Leveraging Text-Driven Semantic Variation for Robust OOD Segmentation
Seungheon Song, Jaekoo Lee
TL;DR
This work addresses the challenge of robust OOD segmentation in autonomous driving by leveraging vision-language knowledge. It introduces a Text-Driven OOD Segmentation framework that fuses a CLIP-based vision-language encoder with Mask2Former, guided by textual queries of both ID and OOD concepts. The method comprises Distance-Based OOD Prompts—grouped by semantic distance from ID classes and paired with learnable prompts—and OOD Semantic Augmentation via Semantically Augmented Attention to diversify OOD representations. Backbone regularization losses preserve vision-language alignment during training. Empirical results on Fishyscapes, SMIYC, and Road Anomaly show state-of-the-art performance at both pixel- and object-level evaluations, illustrating strong generalization to unseen anomalies and the practical potential for safer autonomous driving systems.
Abstract
In autonomous driving and robotics, ensuring road safety and reliable decision-making critically depends on out-of-distribution (OOD) segmentation. While numerous methods have been proposed to detect anomalous objects on the road, leveraging the vision-language space-which provides rich linguistic knowledge-remains an underexplored field. We hypothesize that incorporating these linguistic cues can be especially beneficial in the complex contexts found in real-world autonomous driving scenarios. To this end, we present a novel approach that trains a Text-Driven OOD Segmentation model to learn a semantically diverse set of objects in the vision-language space. Concretely, our approach combines a vision-language model's encoder with a transformer decoder, employs Distance-Based OOD prompts located at varying semantic distances from in-distribution (ID) classes, and utilizes OOD Semantic Augmentation for OOD representations.
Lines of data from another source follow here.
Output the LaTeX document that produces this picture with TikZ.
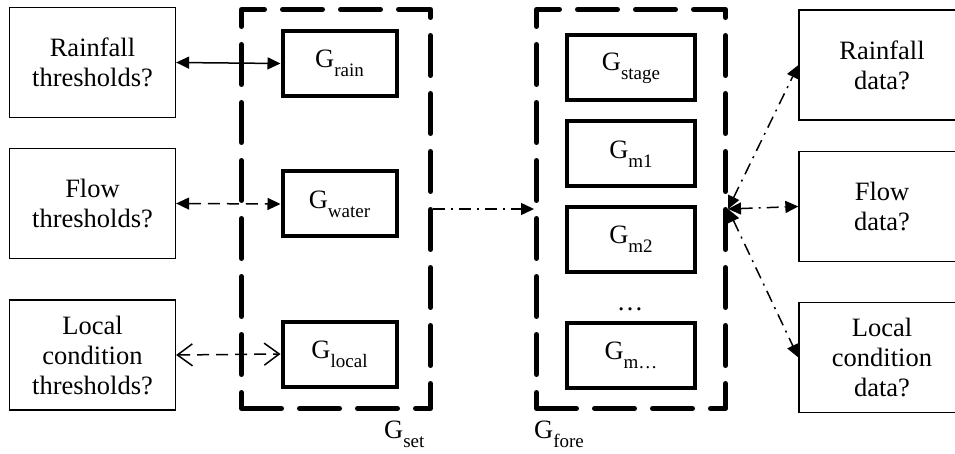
\documentclass[tikz,border=0pt]{standalone}
\usepackage{fontspec}
\setmainfont{Liberation Serif}
\usetikzlibrary{arrows.meta}

% G with a lowered, smaller subscript
\newcommand\gsym[1]{G\raisebox{-9pt}{\fontsize{19}{19}\selectfont #1}}

\tikzset{
  x=1pt, y=-1pt,
  every node/.style={font=\fontsize{26.5}{30}\selectfont, align=center, inner sep=0pt},
  askbox/.style={draw, line width=1.3pt, minimum width=166pt, minimum height=110pt},
  gbox/.style={draw, line width=4pt, minimum width=114pt, minimum height=65pt},
  fbox/.style={draw, line width=4pt, minimum width=128pt, minimum height=65pt},
  groupbox/.style={draw, line width=5pt, dash pattern=on 40pt off 18pt,
    line cap=round, line join=round, minimum width=189pt, minimum height=399pt},
  fillhead/.style={-{Triangle[length=13pt,width=12pt]}},
  link/.style={line width=1.5pt},
  dashlink/.style={line width=1.5pt, dash pattern=on 12pt off 7pt},
  dotlink/.style={line width=1.5pt, dash pattern=on 12pt off 6pt on 2pt off 6pt},
}

\begin{document}
\begin{tikzpicture}
\useasboundingbox (0,0) rectangle (955,454);

% question boxes, left column
\node[askbox] (rthr) at (92.5,62.5)  {Rainfall\\thresholds?};
\node[askbox] (fthr) at (92.5,203.5) {Flow\\thresholds?};
\node[askbox] (lthr) at (92.5,355)   {Local\\condition\\thresholds?};

% setting group
\node[groupbox] (gset) at (336,209) {};
\node[gbox] (grain)  at (339.5,63.5) {\gsym{rain}};
\node[gbox] (gwater) at (339.5,204)  {\gsym{water}};
\node[gbox] (glocal) at (339.5,354)  {\gsym{local}};
\node[anchor=base west] (lset) at (384,438) {\gsym{set}};

% forecasting group
\node[groupbox] (gfore) at (631,209) {};
\node[fbox] (gstage) at (631,68)    {\gsym{stage}};
\node[fbox] (gmone)  at (631,154)   {\gsym{m1}};
\node[fbox] (gmtwo)  at (631,239.5) {\gsym{m2}};
\node[anchor=base] (gdots) at (630,310) {\dots};
\node[fbox] (gmn)    at (631,355.5) {\gsym{m\dots}};
\node[anchor=base west] (lfore) at (534,438) {\gsym{fore}};

% question boxes, right column
\node[askbox] (rdat) at (882,65)    {Rainfall\\data?};
\node[askbox] (fdat) at (882,206.5) {Flow\\data?};
\node[askbox] (ldat) at (882,357.5) {Local\\condition\\data?};

% connectors
\draw[link, {Triangle[length=13pt,width=12pt]}-{Triangle[length=13pt,width=12pt]}]
  (rthr.east) -- (grain.west);
\draw[dashlink, {Triangle[length=13pt,width=12pt]}-{Triangle[length=13pt,width=12pt]}]
  (fthr.east) -- (gwater.west);
\draw[dashlink, {Straight Barb[length=15pt,width=22pt,line width=1.5pt]}-{Straight Barb[length=15pt,width=22pt,line width=1.5pt]}]
  (lthr.east) -- (glocal.west);

\draw[dotlink, fillhead] (gset.east) -- (gfore.west);

\coordinate (hub) at (gfore.east);
\draw[dotlink, {Triangle[length=13pt,width=12pt]}-{Triangle[length=13pt,width=12pt]}]
  (hub) -- (rdat.west);
\draw[dotlink, {Triangle[length=13pt,width=12pt]}-{Triangle[length=13pt,width=12pt]}]
  (hub) -- (fdat.west);
\draw[dotlink, {Triangle[length=13pt,width=12pt]}-{Triangle[length=13pt,width=12pt]}]
  (hub) -- (ldat.west);
\end{tikzpicture}
\end{document}
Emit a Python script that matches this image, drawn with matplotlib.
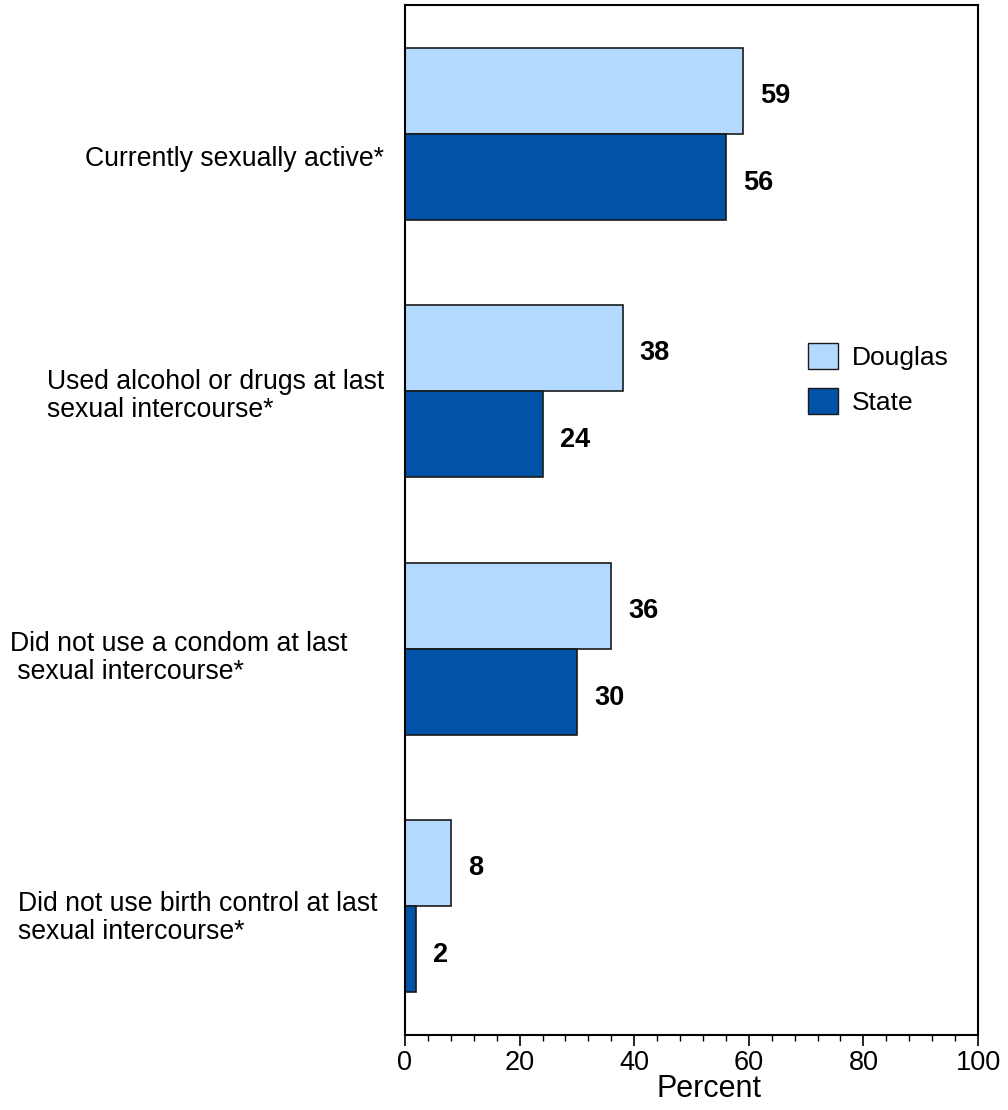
import matplotlib
matplotlib.use('Agg')
import matplotlib.pyplot as plt
import matplotlib.transforms as mtransforms
from matplotlib.patches import Patch
from matplotlib.ticker import MultipleLocator
import numpy as np

categories = ['Currently sexually active*',
              'Used alcohol or drugs at last\nsexual intercourse*',
              'Did not use a condom at last\n sexual intercourse*',
              'Did not use birth control at last\nsexual intercourse*']
douglas = [59, 38, 36, 8]
state = [56, 24, 30, 2]
series_names = ['Douglas', 'State']

light_blue = '#b3d9fe'
dark_blue = '#0053a6'

# label placement (pixel x, y offset in data units)
label_x = [85, 47, 10, 18]
label_dy = [0.10, 0.02, 0.035, 0.045]


def main():
    plt.rcParams['font.family'] = ['Liberation Sans', 'DejaVu Sans']
    fig = plt.figure(figsize=(10.08, 11.10), dpi=100)
    ax = fig.add_axes([405 / 1008, 1 - 1035 / 1110, 573 / 1008, 1030 / 1110])

    y = np.arange(len(categories))
    h = 1 / 3
    ax.barh(y - h / 2, douglas, height=h, color=light_blue, edgecolor='#1a1a1a', linewidth=1.2)
    ax.barh(y + h / 2, state, height=h, color=dark_blue, edgecolor='#1a1a1a', linewidth=1.2)

    for i in range(len(categories)):
        ax.annotate(str(douglas[i]), (douglas[i], y[i] - h / 2), xytext=(17, -5),
                    textcoords='offset pixels', ha='left', va='center',
                    fontsize=19.5, fontweight='bold')
        ax.annotate(str(state[i]), (state[i], y[i] + h / 2), xytext=(17, -6),
                    textcoords='offset pixels', ha='left', va='center',
                    fontsize=19.5, fontweight='bold')

    trans = mtransforms.blended_transform_factory(fig.transFigure, ax.transData)
    for i, cat in enumerate(categories):
        ax.text(label_x[i] / 1008, y[i] + label_dy[i], cat, transform=trans,
                ha='left', va='center', fontsize=19.2, linespacing=1.1)

    ax.set_xlim(0, 100)
    ax.set_ylim(3.5, -0.5)
    ax.xaxis.set_major_locator(MultipleLocator(20))
    ax.xaxis.set_minor_locator(MultipleLocator(4))
    ax.tick_params(axis='x', which='major', length=8, width=1.2, labelsize=19.5, pad=3)
    ax.tick_params(axis='x', which='minor', length=4, width=1)
    ax.set_yticks([])
    ax.set_xlabel('Percent', fontsize=22)
    ax.xaxis.set_label_coords((709 - 405) / 573, -0.0525)
    ax.xaxis.label.set_va('center')
    for s in ax.spines.values():
        s.set_linewidth(1.5)

    handles = [Patch(facecolor=light_blue, edgecolor='#1a1a1a'),
               Patch(facecolor=dark_blue, edgecolor='#1a1a1a')]
    fig.legend(handles, series_names, loc='upper left', bbox_to_anchor=(808 / 1008, 1 - 343 / 1110),
               frameon=False, fontsize=19, handlelength=1.14, handleheight=1.15,
               handletextpad=0.53, labelspacing=0.68, borderaxespad=0, borderpad=0)

    fig.savefig('out.png', dpi=100)


if __name__ == '__main__':
    main()
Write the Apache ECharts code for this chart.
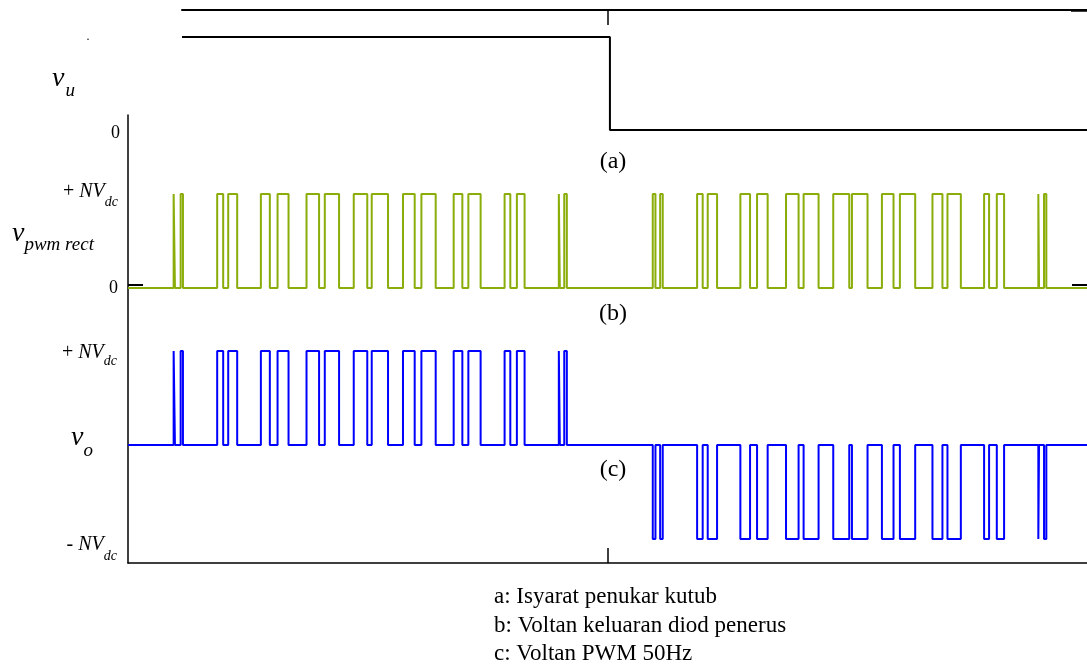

By aligning visual and textual information, our approach effectively generalizes to unseen objects and provides robust OOD segmentation in diverse driving environments. We conduct extensive experiments on publicly available OOD segmentation datasets such as Fishyscapes, Segment-Me-If-You-Can, and Road Anomaly datasets, demonstrating that our approach achieves state-of-the-art performance across both pixel-level and object-level evaluations. This result underscores the potential of vision-language-based OOD segmentation to bolster the safety and reliability of future autonomous driving systems.